O que é o mais difícil nas expedições?
A principal questão é levar 6 toneladas de equipamentos até altitudes acima de 6 400 metros. E, na hora de descer, temos que manter as amostras congeladas, então é preciso protegê-las termicamente. É um desafio diferente em cada país. Em Sajama, Bolívia, tivemos que contratar 102 carregadores locais. Já no Himalaia, no Tibete, chegamos a 7 200 metros de altitude, o que é a perfuração em local mais alto já feita no mundo. As amostras foram trazidas de trenó até a borda do glaciar, de onde seguiram em mais de 100 iaques até um caminhão.
É muito mais difícil que uma expedição de escalada?
Nós não vamos só para o topo e voltamos. Chegamos na montanha, armamos acampamento e ficamos um mês ou dois escavando o gelo. Eu dei uma palestra há alguns anos para um grupo de médicos e eles disseram que eu detinha o recorde mundial de permanência acima de 5 500 metros de altitude. Ao todo, foram 840 dias da minha vida lá em cima.
Como é passar tanto tempo nessa altitude?
Não é fácil. Se você está a 7 mil metros, você tem só entre 30 e 40% do oxigênio do nível do mar. Trabalhar e se mover se torna muito difícil. Além da falta de ar, o lugar é frio e tem uma comida ruim. Não é para qualquer um.
Qual foi a situação mais perigosa que você já teve que enfrentar?

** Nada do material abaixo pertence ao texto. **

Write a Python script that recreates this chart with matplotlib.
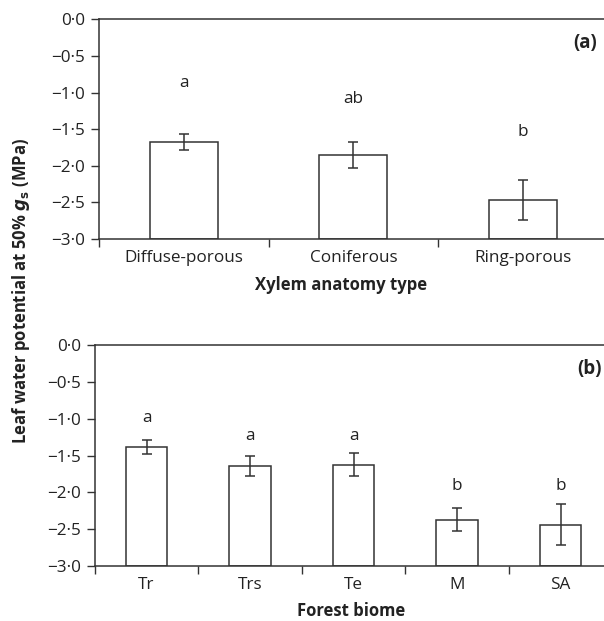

Existe sempre o risco de avalanches, de cair em fendas nas geleiras ou de estar no lugar errado na hora errada. Também há o problema da falta de oxigênio, que já fez membros da equipe perderem a visão. Uma vez, em Huascarán, Peru, tivemos ventos terríveis por três dias que romperam o suporte da minha barraca. Ela começou a descer em direção a um penhasco e a única maneira de parar foi cravando uma picareta no chão da barraca. Passei a noite inteira nessa situação.
Qual é o próximo desafio?
Estamos trabalhando para que nossas pesquisas façam diferença em termos de políticas. Tenho a sensação de que o ser humano é bem eficiente em casos de crise, mas não faz nada até que seja preciso. Como o dióxido de carbono permanece 100 anos na atmosfera, a primeira crise que aparecer virá acompanhada de muitas outras.
Além dos glaciares, que outros arquivos naturais correm riscos?
Há corais, recifes, árvores antigas e lagos que estão em risco por causa das atividades humanas. São áreas que precisam de cuidado e de pessoas inteligentes trabalhando nelas.